If you're thinking of starting to collect oil the best bet is just go and ask round everywhere you can think of and see what they say.

It varies from area to area but in most places the oil will already be being collected and probably being well paid for as well. From what I see its difficult to get hold of the oil these days unless you already know someone who has waste oil.

Locally I see several companies driving round in lorries paying to collect the oil to use for biodiesel etc. and individuals don't stand a chance. It may be different in your area but you'll only find out if you go knocking on doors!

As already said the solid lard may be easier to get hold of, although even the mighty Frotter was reporting a bit of a 'Lard Crunch'.

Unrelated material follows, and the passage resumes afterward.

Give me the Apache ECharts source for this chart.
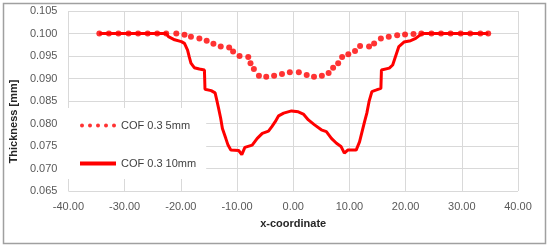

The rules in England & Wales (not sure about Scotland) are the same, there is some local 'translations' that differ. 

Used cooking oil IS a low level hazardous waste, and until 'consumed' is subject to storage and transfer regulation. 
A waste collectors licence is NOT required for personal use SO LONG AS IT IS NOT SOLD ie surplus put onto ebay.
A Waste transfer note is always required when transferring or transporting any quantity, although a 'season ticket' WTN is allowable.
Many places may not know about WTNs but it is good practice to educate them, for their sake and yours, so easy to stay legal.
Getting hold of oil is variable from place to place, some it has a premium, others are paying to have it disposed of. (Not that common now, but still happens)

Chip shops often use lard 'cos it taste better' if they are less concerned by your heart! It is harder to use, leave it for those making Biodiesel unless you know you can burn it of do a frotter!

Liquid veggie oil is easier to use if being filtered AND dewatered and blended with diesel and petrol - DEPENDING ON VEHICLE - NOT modern (CRDs) or DPF fitted vehicles.  Winter poses more challenges.